The material below has pictures in it. Set down only the lines from the line containing "Reproduce this chart with matplotlib." through the line containing "from matplotlib.ticker import FuncFormatter", word for word, and leave the pictures behind.

>> Start MATERIAL FOR THIS EXERCISE

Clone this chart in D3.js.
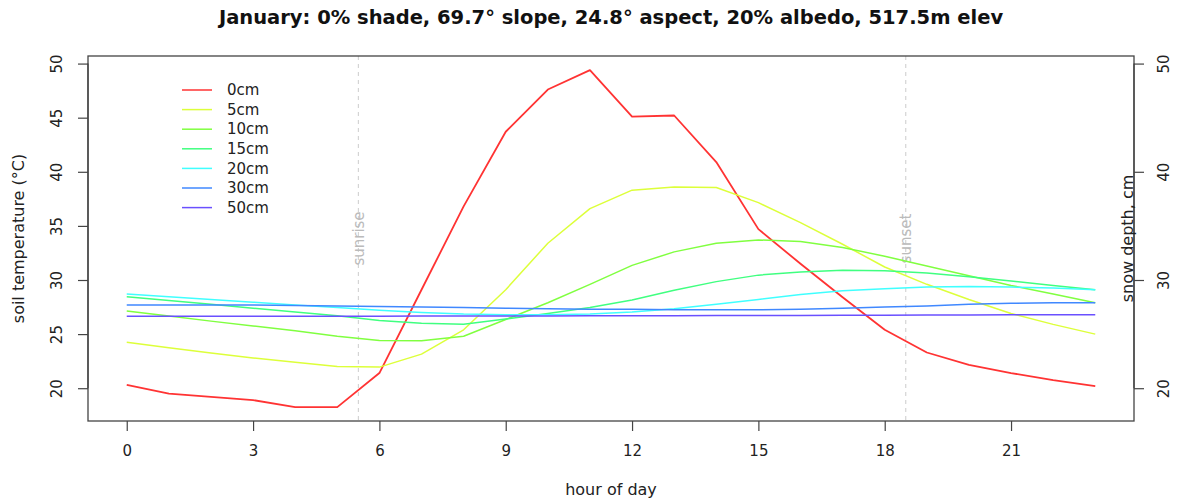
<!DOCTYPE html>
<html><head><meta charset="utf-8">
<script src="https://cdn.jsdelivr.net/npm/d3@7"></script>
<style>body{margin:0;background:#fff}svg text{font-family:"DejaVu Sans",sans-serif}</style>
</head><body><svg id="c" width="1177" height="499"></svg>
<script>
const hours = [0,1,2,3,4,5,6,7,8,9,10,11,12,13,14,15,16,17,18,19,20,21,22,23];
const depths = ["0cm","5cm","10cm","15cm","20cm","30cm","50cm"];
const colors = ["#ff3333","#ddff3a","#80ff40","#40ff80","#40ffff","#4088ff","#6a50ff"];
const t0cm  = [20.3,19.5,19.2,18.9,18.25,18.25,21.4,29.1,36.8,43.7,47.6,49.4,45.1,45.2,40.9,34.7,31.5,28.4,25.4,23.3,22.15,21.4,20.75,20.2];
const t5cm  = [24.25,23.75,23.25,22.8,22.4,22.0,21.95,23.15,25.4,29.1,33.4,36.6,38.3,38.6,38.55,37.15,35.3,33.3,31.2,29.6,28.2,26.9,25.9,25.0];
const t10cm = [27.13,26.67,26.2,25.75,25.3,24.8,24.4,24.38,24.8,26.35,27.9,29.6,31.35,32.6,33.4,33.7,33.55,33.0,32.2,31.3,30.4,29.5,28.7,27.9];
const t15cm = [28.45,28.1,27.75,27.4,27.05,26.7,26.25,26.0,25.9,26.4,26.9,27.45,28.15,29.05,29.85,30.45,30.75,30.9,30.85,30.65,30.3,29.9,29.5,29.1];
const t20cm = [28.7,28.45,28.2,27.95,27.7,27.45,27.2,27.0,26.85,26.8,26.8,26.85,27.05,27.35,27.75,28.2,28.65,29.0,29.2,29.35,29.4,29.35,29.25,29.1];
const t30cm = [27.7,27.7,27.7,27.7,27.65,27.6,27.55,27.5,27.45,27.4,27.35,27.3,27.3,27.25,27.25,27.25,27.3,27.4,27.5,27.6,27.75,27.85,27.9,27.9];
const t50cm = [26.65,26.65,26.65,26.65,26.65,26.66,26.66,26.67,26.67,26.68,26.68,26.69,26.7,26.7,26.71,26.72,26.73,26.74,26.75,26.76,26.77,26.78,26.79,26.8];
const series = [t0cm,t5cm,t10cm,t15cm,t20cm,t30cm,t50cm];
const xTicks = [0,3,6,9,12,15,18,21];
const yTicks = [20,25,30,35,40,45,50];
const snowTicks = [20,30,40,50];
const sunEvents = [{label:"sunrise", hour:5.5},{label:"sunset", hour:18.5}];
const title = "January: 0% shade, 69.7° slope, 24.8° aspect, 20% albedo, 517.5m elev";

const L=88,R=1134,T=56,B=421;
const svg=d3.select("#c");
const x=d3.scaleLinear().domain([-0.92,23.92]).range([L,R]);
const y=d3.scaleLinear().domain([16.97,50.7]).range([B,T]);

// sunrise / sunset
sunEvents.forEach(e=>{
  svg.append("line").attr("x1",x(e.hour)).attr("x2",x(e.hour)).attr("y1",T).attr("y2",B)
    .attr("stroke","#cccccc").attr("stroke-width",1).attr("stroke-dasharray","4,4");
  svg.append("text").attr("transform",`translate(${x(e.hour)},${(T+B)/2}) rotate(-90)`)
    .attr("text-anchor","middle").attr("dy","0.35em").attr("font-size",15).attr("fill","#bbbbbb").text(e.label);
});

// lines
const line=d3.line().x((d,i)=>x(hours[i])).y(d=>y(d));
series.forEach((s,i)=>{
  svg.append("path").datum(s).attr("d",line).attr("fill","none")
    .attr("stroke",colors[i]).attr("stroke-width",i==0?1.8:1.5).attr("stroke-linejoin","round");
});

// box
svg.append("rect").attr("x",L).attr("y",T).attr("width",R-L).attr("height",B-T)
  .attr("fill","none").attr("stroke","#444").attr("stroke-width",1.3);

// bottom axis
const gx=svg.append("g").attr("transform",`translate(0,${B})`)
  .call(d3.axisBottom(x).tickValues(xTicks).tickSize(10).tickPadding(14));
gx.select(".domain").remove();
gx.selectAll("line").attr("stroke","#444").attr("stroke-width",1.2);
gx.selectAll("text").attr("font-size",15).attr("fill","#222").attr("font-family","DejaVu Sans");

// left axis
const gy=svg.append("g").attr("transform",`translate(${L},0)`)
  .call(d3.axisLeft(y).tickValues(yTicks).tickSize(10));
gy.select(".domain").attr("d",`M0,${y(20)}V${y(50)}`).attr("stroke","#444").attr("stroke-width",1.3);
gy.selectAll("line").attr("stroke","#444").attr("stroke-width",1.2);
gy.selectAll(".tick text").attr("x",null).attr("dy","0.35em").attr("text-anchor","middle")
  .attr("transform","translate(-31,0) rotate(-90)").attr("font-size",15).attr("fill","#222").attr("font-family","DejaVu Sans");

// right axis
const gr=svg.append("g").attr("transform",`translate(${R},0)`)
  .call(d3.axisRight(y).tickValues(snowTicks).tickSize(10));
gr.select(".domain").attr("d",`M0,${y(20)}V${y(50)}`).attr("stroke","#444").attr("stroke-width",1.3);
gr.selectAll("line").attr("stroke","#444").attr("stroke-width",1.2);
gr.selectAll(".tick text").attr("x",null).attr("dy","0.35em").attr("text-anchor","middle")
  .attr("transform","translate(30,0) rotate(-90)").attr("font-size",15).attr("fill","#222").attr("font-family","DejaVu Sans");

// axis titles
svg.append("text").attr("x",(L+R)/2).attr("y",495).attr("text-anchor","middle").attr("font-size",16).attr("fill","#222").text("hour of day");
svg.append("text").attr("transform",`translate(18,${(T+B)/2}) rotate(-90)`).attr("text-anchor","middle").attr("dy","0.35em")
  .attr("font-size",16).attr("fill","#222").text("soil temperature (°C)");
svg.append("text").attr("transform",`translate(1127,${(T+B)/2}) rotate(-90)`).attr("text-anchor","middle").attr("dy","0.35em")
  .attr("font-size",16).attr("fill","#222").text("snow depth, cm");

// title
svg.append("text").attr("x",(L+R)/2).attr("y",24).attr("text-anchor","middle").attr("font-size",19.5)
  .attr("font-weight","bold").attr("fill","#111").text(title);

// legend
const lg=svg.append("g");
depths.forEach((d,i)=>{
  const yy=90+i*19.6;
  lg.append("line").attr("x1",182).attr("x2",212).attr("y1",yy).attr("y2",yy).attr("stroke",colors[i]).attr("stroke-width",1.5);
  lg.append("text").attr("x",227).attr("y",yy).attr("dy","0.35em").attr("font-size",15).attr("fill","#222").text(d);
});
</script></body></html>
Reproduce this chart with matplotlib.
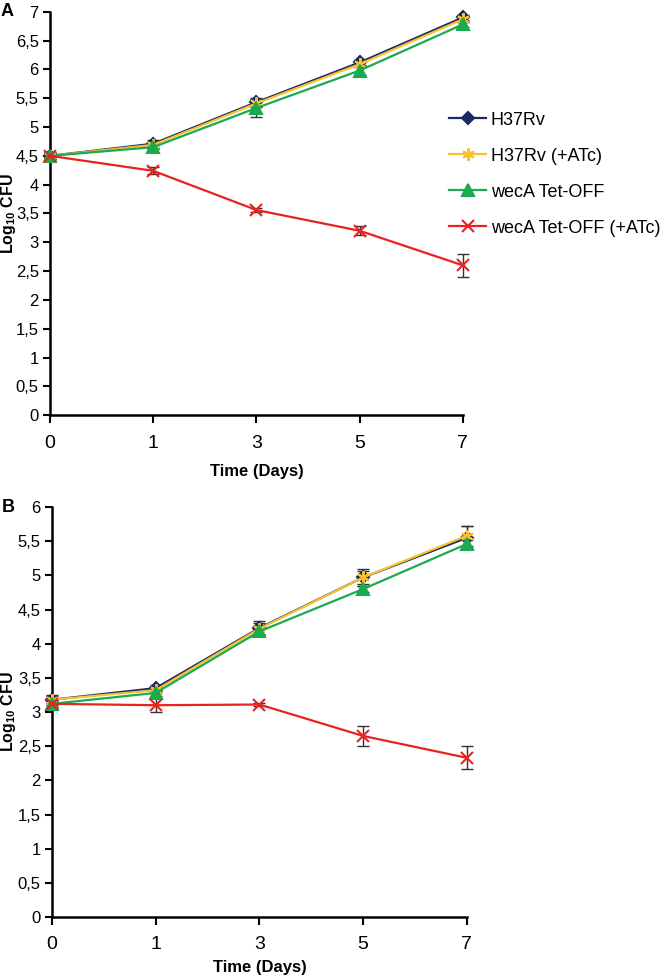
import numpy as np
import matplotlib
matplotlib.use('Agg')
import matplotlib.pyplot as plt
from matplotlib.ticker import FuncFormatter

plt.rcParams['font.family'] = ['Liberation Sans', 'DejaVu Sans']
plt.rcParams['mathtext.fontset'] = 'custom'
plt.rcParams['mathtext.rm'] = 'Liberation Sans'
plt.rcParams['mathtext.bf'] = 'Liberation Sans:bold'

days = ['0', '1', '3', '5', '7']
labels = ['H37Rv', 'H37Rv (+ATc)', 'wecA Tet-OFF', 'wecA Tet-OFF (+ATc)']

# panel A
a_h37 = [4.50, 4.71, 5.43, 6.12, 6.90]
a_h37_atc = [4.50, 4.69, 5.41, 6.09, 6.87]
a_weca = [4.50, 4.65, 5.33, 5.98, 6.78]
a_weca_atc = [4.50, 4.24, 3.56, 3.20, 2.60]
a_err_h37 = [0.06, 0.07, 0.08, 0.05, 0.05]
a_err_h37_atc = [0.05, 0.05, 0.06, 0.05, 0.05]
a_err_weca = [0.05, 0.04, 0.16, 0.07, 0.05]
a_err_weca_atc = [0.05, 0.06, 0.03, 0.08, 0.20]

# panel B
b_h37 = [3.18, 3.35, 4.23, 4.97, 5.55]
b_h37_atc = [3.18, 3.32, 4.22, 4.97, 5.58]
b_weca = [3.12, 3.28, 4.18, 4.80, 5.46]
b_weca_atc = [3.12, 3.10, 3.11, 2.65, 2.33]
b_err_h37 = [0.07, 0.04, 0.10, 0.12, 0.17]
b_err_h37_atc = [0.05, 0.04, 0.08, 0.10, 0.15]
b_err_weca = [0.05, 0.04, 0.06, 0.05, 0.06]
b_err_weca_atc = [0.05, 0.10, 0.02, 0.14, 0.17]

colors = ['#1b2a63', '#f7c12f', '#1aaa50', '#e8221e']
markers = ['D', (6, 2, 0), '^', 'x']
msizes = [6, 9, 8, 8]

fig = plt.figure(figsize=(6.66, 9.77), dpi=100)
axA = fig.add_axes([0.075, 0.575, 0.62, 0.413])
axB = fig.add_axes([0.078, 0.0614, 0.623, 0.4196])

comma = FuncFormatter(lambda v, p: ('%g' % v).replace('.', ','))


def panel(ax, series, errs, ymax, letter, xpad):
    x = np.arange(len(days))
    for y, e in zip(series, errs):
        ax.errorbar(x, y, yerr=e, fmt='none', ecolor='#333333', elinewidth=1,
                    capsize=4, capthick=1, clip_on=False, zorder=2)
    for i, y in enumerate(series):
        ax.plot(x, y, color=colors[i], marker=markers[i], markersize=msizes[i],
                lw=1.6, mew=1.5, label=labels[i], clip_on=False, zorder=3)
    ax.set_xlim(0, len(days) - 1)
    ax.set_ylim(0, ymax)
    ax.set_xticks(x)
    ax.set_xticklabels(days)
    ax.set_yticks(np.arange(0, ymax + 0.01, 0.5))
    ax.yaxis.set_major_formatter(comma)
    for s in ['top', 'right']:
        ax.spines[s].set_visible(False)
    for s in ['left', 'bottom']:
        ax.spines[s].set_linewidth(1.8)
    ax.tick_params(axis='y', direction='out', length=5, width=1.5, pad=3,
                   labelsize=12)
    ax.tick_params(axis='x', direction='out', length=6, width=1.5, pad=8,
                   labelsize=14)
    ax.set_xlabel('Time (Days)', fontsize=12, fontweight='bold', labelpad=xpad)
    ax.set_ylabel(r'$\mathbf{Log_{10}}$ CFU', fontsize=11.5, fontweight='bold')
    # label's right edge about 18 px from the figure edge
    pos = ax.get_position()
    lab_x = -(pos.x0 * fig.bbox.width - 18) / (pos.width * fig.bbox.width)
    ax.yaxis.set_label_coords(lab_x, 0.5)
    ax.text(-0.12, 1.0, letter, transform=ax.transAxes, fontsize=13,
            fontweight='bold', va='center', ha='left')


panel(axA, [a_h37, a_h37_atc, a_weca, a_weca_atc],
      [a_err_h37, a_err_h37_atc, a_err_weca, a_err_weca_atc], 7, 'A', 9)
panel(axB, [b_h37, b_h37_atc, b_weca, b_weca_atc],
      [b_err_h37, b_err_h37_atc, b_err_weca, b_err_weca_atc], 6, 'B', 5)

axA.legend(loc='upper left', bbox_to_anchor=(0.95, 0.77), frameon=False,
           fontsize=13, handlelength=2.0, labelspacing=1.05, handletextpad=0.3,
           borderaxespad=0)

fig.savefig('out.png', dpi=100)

>> End MATERIAL FOR THIS EXERCISE

▶ **SOLUTION TO THE EXERCISE**
Reproduce this chart with matplotlib.
import numpy as np
import matplotlib
matplotlib.use('Agg')
import matplotlib.pyplot as plt
from matplotlib.ticker import FuncFormatter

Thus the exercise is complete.